● Goal
Restate the material word for word and leave out anything that is a picture.

● Provided data

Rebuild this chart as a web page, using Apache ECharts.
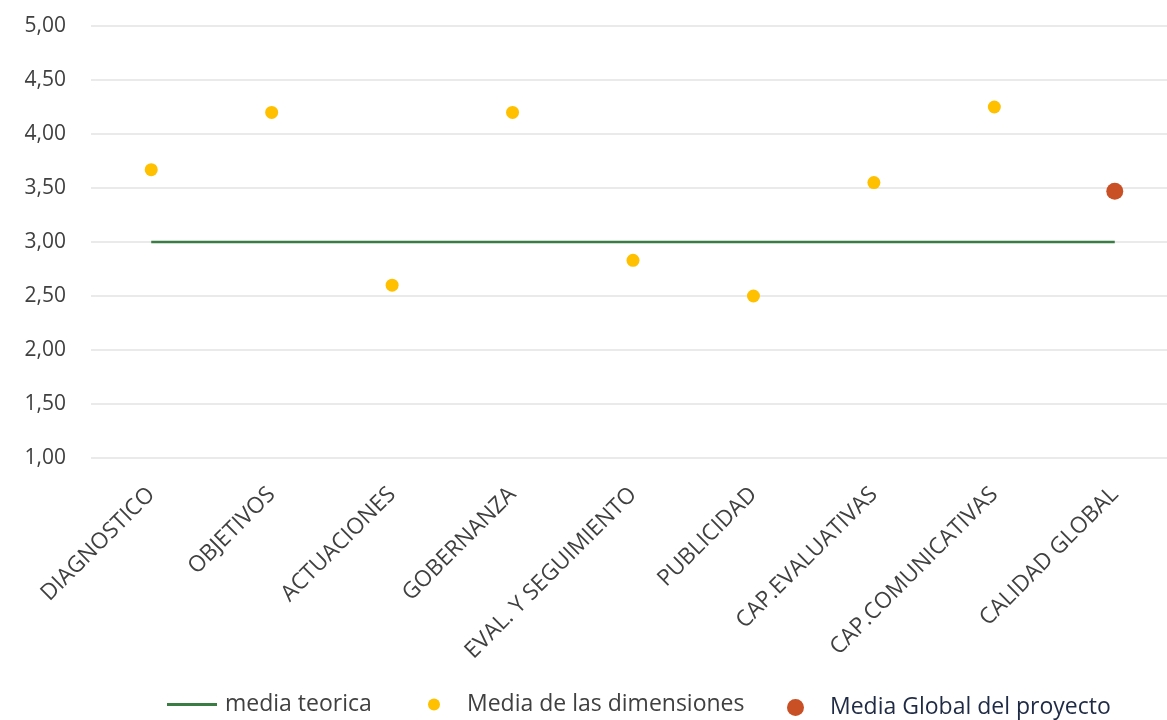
<!DOCTYPE html>
<html>
<head>
<meta charset="utf-8">
<script src="https://cdn.jsdelivr.net/npm/echarts@6/dist/echarts.min.js"></script>
<style>
  html, body { margin: 0; padding: 0; background: #ffffff; overflow: hidden; }
  /* plot area runs slightly past the right edge of the window */
  #chart { width: 1175px; height: 720px; }
</style>
</head>
<body>
<div id="chart"></div>
<script>
// Dimension names along the horizontal axis
const categories = [
  'DIAGNOSTICO', 'OBJETIVOS', 'ACTUACIONES', 'GOBERNANZA',
  'EVAL. Y SEGUIMIENTO', 'PUBLICIDAD', 'CAP.EVALUATIVAS',
  'CAP.COMUNICATIVAS', 'CALIDAD GLOBAL'
];
// Average score of each dimension ('-' = no point for that category)
const mediaDimensiones = [3.67, 4.20, 2.60, 4.20, 2.83, 2.50, 3.55, 4.25, '-'];
// Overall project average, only on the last category
const mediaGlobal = ['-', '-', '-', '-', '-', '-', '-', '-', 3.47];
// Theoretical mean reference line
const mediaTeorica = [3, 3, 3, 3, 3, 3, 3, 3, 3];
// Value axis range
const yMin = 1, yMax = 5, yStep = 0.5;

const FONT = '"Open Sans", "Noto Sans", sans-serif';
const TEXT = '#404040';

const chart = echarts.init(document.getElementById('chart'), null, { renderer: 'canvas' });

function legendText(gap, color) {
  return { fontFamily: FONT, fontSize: 23, color: color, padding: [0, 0, 0, gap] };
}

chart.setOption({
  animation: false,
  backgroundColor: '#ffffff',
  grid: { left: 91, right: 0, top: 26, bottom: 262 },
  xAxis: {
    type: 'category',
    data: categories,
    boundaryGap: true,
    axisLine: { show: false },
    axisTick: { show: false },
    axisLabel: {
      interval: 0,
      rotate: 45,
      margin: 33,
      fontFamily: FONT,
      fontSize: 22.5,
      color: TEXT
    }
  },
  yAxis: {
    type: 'value',
    min: yMin,
    max: yMax,
    interval: yStep,
    axisLine: { show: false },
    axisTick: { show: false },
    splitLine: { lineStyle: { color: '#e3e3e3', width: 1.5 } },
    axisLabel: {
      margin: 25,
      fontFamily: FONT,
      fontSize: 21,
      color: TEXT,
      formatter: v => v.toFixed(2).replace('.', ',')
    }
  },
  legend: [
    {
      padding: 0, selectedMode: false,
      left: 167, top: 693, data: ['media teorica'],
      icon: 'rect', itemWidth: 50, itemHeight: 3,
      textStyle: legendText(3, TEXT)
    },
    {
      padding: 0, selectedMode: false,
      left: 428, top: 693, data: ['Media de las dimensiones'],
      icon: 'circle', itemWidth: 12, itemHeight: 12,
      textStyle: legendText(22, TEXT)
    },
    {
      padding: 0, selectedMode: false,
      left: 787, top: 696, data: ['Media Global del proyecto'],
      icon: 'circle', itemWidth: 17, itemHeight: 17,
      textStyle: legendText(21, '#1f2a44')
    }
  ],
  series: [
    {
      name: 'media teorica',
      type: 'line',
      data: mediaTeorica,
      symbol: 'none',
      lineStyle: { color: '#3a7d44', width: 2.5 },
      itemStyle: { color: '#3a7d44' },
      z: 1
    },
    {
      name: 'Media de las dimensiones',
      type: 'scatter',
      data: mediaDimensiones,
      symbol: 'circle',
      symbolSize: 13,
      itemStyle: { color: '#ffc000', opacity: 1 },
      z: 3
    },
    {
      name: 'Media Global del proyecto',
      type: 'scatter',
      data: mediaGlobal,
      symbol: 'circle',
      symbolSize: 17,
      itemStyle: { color: '#c94f24', opacity: 1 },
      z: 3
    }
  ]
});
</script>
</body>
</html>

● Finished exercise
Rebuild this chart as a web page, using Apache ECharts.
<!DOCTYPE html>
<html>
<head>
<meta charset="utf-8">
<script src="https://cdn.jsdelivr.net/npm/echarts@6/dist/echarts.min.js"></script>
<style>
  html, body { margin: 0; padding: 0; background: #ffffff; overflow: hidden; }
  /* plot area runs slightly past the right edge of the window */
  #chart { width: 1175px; height: 720px; }
</style>
</head>
<body>
<div id="chart"></div>
<script>
// Dimension names along the horizontal axis
const categories = [
  'DIAGNOSTICO', 'OBJETIVOS', 'ACTUACIONES', 'GOBERNANZA',
  'EVAL. Y SEGUIMIENTO', 'PUBLICIDAD', 'CAP.EVALUATIVAS',
  'CAP.COMUNICATIVAS', 'CALIDAD GLOBAL'
];
// Average score of each dimension ('-' = no point for that category)
const mediaDimensiones = [3.67, 4.20, 2.60, 4.20, 2.83, 2.50, 3.55, 4.25, '-'];
// Overall project average, only on the last category
const mediaGlobal = ['-', '-', '-', '-', '-', '-', '-', '-', 3.47];
// Theoretical mean reference line
const mediaTeorica = [3, 3, 3, 3, 3, 3, 3, 3, 3];
// Value axis range
const yMin = 1, yMax = 5, yStep = 0.5;

const FONT = '"Open Sans", "Noto Sans", sans-serif';
const TEXT = '#404040';

const chart = echarts.init(document.getElementById('chart'), null, { renderer: 'canvas' });

function legendText(gap, color) {
  return { fontFamily: FONT, fontSize: 23, color: color, padding: [0, 0, 0, gap] };
}

chart.setOption({
  animation: false,
  backgroundColor: '#ffffff',
  grid: { left: 91, right: 0, top: 26, bottom: 262 },
  xAxis: {
    type: 'category',
    data: categories,
    boundaryGap: true,
    axisLine: { show: false },
    axisTick: { show: false },
    axisLabel: {
      interval: 0,
      rotate: 45,
      margin: 33,
      fontFamily: FONT,
      fontSize: 22.5,
      color: TEXT
    }
  },
  yAxis: {
    type: 'value',
    min: yMin,
    max: yMax,
    interval: yStep,
    axisLine: { show: false },
    axisTick: { show: false },
    splitLine: { lineStyle: { color: '#e3e3e3', width: 1.5 } },
    axisLabel: {
      margin: 25,
      fontFamily: FONT,
      fontSize: 21,
      color: TEXT,
      formatter: v => v.toFixed(2).replace('.', ',')
    }
  },
  legend: [
    {
      padding: 0, selectedMode: false,
      left: 167, top: 693, data: ['media teorica'],
      icon: 'rect', itemWidth: 50, itemHeight: 3,
      textStyle: legendText(3, TEXT)
    },
    {
      padding: 0, selectedMode: false,
      left: 428, top: 693, data: ['Media de las dimensiones'],
      icon: 'circle', itemWidth: 12, itemHeight: 12,
      textStyle: legendText(22, TEXT)
    },
    {
      padding: 0, selectedMode: false,
      left: 787, top: 696, data: ['Media Global del proyecto'],
      icon: 'circle', itemWidth: 17, itemHeight: 17,
      textStyle: legendText(21, '#1f2a44')
    }
  ],
  series: [
    {
      name: 'media teorica',
      type: 'line',
      data: mediaTeorica,
      symbol: 'none',
      lineStyle: { color: '#3a7d44', width: 2.5 },
      itemStyle: { color: '#3a7d44' },
      z: 1
    },
    {
      name: 'Media de las dimensiones',
      type: 'scatter',
      data: mediaDimensiones,
      symbol: 'circle',
      symbolSize: 13,
      itemStyle: { color: '#ffc000', opacity: 1 },
      z: 3
    },
    {
      name: 'Media Global del proyecto',
      type: 'scatter',
      data: mediaGlobal,
      symbol: 'circle',
      symbolSize: 17,
      itemStyle: { color: '#c94f24', opacity: 1 },
      z: 3
    }
  ]
});
</script>
</body>
</html>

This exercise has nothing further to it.